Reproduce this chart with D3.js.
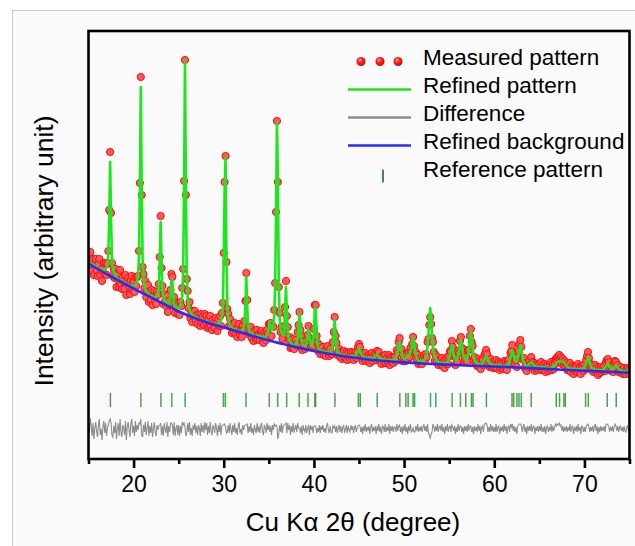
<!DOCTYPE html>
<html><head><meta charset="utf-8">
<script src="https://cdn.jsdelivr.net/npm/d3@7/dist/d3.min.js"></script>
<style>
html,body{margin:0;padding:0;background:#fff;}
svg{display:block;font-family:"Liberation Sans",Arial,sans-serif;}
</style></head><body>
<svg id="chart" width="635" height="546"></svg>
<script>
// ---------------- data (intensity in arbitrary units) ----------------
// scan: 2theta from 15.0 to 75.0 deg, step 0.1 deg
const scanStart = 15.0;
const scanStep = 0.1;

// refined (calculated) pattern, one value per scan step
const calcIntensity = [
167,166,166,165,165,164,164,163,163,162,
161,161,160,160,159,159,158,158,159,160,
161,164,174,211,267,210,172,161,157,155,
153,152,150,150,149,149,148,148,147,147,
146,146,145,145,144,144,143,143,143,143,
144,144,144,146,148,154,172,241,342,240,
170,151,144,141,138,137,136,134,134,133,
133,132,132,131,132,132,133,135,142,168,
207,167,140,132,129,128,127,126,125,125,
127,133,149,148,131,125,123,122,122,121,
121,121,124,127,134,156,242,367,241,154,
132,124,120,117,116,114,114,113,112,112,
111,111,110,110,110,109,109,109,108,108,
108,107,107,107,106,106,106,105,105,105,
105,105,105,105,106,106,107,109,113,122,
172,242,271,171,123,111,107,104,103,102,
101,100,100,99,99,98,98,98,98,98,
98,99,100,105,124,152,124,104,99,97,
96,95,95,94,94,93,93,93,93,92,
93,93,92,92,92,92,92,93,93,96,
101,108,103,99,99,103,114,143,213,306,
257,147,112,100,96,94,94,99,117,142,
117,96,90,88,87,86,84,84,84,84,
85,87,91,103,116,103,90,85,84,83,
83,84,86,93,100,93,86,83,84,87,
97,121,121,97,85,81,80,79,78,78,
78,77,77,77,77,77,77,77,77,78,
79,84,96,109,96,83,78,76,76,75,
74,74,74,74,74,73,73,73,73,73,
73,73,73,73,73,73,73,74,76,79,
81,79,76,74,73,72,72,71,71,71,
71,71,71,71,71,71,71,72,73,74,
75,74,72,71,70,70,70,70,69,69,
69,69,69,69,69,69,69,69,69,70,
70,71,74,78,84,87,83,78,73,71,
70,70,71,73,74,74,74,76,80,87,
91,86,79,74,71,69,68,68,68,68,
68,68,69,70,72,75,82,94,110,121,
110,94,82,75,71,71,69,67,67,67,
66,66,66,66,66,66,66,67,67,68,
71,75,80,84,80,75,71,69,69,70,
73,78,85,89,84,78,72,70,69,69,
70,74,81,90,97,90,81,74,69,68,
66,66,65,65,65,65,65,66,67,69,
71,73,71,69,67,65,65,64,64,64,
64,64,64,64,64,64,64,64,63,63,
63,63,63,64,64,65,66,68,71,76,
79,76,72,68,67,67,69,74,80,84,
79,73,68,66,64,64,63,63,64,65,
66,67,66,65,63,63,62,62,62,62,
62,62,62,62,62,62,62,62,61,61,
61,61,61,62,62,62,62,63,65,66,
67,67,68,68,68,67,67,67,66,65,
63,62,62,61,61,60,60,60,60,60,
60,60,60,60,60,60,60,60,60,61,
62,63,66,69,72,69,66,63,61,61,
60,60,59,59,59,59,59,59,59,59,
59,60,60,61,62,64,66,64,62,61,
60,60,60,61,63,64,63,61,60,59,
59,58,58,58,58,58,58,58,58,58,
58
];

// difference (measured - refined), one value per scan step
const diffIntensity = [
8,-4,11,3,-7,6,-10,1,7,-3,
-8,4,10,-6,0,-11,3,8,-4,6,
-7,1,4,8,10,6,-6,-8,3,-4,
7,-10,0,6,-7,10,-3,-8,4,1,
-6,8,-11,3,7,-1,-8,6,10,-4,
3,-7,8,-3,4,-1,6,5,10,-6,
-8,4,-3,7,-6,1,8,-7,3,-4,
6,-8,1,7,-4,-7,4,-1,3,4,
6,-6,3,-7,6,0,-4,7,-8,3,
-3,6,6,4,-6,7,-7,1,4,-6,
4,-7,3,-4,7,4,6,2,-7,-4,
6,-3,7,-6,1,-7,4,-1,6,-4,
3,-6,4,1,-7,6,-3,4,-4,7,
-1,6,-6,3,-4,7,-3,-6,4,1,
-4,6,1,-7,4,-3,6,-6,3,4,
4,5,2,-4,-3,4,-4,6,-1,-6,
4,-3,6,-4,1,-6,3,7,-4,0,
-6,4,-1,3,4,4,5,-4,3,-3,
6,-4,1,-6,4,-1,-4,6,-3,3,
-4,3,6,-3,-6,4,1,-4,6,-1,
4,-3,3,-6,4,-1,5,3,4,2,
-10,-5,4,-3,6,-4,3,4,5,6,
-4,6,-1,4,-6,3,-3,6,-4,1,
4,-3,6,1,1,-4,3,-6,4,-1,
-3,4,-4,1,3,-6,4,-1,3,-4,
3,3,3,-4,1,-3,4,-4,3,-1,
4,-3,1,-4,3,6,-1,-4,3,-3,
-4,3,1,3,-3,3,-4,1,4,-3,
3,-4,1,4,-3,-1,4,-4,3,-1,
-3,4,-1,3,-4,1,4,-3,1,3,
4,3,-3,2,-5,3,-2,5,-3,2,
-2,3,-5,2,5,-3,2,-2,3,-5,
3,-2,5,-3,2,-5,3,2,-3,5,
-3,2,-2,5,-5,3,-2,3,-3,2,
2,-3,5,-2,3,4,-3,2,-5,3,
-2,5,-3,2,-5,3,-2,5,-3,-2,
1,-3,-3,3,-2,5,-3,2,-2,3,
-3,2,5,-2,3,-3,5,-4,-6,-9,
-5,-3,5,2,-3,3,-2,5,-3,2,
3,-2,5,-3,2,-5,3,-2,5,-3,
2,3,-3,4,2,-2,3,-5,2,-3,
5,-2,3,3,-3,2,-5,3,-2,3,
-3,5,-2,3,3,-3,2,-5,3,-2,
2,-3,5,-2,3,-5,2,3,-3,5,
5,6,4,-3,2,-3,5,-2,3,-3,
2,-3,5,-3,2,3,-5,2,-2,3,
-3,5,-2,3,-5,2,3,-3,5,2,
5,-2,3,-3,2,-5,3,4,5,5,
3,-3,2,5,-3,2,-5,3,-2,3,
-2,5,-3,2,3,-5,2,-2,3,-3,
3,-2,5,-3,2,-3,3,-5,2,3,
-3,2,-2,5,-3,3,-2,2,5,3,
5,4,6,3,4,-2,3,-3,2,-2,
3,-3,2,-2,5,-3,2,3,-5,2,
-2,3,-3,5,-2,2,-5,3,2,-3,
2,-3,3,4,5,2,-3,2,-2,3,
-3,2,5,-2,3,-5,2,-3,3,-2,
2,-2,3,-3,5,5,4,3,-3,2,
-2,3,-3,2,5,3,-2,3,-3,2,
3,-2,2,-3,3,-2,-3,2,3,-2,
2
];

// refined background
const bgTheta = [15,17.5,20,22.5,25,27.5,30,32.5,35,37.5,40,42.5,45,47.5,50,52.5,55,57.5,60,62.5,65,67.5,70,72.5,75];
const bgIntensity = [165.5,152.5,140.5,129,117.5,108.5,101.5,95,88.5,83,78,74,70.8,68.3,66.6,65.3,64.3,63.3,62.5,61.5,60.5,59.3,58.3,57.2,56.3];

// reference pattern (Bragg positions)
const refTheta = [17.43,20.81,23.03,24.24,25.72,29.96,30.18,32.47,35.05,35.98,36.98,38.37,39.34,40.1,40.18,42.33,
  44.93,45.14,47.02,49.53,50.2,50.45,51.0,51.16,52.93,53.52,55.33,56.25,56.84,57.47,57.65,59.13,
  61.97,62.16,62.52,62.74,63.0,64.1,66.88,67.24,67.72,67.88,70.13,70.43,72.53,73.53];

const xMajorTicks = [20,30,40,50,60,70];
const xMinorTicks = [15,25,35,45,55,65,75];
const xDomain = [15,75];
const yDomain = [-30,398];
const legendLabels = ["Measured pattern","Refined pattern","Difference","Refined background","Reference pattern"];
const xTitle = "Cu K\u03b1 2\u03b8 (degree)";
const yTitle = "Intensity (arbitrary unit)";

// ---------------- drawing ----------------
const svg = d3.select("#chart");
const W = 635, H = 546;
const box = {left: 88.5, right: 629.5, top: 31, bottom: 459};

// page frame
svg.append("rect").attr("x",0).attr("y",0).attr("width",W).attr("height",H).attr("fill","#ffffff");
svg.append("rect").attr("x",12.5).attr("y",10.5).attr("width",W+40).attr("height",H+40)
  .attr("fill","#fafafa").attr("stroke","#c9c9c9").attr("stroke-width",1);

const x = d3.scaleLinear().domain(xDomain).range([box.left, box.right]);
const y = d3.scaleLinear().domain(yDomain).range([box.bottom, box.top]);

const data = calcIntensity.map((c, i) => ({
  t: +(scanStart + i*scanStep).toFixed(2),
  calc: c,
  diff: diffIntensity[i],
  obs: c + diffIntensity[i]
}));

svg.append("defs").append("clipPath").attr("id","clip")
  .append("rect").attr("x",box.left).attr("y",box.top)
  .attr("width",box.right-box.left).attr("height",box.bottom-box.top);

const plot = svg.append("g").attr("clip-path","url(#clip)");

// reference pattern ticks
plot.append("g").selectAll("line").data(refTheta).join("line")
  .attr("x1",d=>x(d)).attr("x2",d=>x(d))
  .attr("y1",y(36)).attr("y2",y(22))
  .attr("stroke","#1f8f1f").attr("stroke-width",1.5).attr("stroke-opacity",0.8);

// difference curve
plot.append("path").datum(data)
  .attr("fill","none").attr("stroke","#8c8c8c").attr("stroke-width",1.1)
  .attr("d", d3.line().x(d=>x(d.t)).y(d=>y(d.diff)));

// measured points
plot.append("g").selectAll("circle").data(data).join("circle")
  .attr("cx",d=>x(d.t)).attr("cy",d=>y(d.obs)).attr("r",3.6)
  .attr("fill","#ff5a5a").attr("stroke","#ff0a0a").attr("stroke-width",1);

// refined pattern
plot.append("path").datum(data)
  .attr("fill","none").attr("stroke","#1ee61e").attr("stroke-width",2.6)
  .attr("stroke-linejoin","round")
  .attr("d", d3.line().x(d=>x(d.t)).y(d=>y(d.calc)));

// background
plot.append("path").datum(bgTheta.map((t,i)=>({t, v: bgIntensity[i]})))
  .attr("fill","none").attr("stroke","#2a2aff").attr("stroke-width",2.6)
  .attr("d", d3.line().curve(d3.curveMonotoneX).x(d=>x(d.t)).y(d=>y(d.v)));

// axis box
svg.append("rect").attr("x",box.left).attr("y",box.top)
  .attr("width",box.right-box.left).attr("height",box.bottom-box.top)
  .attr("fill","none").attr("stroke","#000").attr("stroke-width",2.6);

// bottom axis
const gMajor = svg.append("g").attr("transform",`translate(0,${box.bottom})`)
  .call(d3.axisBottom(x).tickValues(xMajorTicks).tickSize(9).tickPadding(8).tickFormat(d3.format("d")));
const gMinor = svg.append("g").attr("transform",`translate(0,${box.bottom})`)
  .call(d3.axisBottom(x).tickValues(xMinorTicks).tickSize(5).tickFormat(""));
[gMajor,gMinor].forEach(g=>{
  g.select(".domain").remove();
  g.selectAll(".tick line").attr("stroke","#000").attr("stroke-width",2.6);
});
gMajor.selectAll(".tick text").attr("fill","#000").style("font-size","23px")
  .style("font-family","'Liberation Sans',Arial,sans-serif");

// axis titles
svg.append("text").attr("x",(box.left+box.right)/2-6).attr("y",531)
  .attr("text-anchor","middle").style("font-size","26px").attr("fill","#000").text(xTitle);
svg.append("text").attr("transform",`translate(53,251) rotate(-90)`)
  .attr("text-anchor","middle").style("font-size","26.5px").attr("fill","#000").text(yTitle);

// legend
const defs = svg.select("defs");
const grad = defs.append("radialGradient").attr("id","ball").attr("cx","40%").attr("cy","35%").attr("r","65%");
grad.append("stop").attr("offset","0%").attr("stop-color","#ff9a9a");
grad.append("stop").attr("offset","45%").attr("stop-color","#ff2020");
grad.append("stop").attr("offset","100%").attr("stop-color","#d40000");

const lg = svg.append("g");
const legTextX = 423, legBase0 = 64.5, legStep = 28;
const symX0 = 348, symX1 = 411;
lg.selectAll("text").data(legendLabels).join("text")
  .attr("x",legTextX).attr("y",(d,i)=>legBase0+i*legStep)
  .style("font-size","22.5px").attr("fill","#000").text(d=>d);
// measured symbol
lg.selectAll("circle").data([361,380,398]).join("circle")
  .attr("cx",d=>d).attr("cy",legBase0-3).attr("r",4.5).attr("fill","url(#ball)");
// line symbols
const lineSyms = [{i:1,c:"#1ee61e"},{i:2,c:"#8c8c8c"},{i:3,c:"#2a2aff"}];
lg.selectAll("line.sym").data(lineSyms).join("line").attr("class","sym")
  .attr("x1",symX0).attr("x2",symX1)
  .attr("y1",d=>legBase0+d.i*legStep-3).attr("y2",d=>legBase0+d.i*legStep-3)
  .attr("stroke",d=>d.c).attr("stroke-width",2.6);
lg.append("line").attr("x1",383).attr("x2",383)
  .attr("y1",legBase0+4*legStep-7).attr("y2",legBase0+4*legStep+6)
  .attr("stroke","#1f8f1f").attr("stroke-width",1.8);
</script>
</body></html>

==============================

Write out, word for word, the lines from the start of the data through the one holding "const scanStep = 0.1;". Omit pictures.

**Output of the task**
Reproduce this chart with D3.js.
<!DOCTYPE html>
<html><head><meta charset="utf-8">
<script src="https://cdn.jsdelivr.net/npm/d3@7/dist/d3.min.js"></script>
<style>
html,body{margin:0;padding:0;background:#fff;}
svg{display:block;font-family:"Liberation Sans",Arial,sans-serif;}
</style></head><body>
<svg id="chart" width="635" height="546"></svg>
<script>
// ---------------- data (intensity in arbitrary units) ----------------
// scan: 2theta from 15.0 to 75.0 deg, step 0.1 deg
const scanStart = 15.0;
const scanStep = 0.1;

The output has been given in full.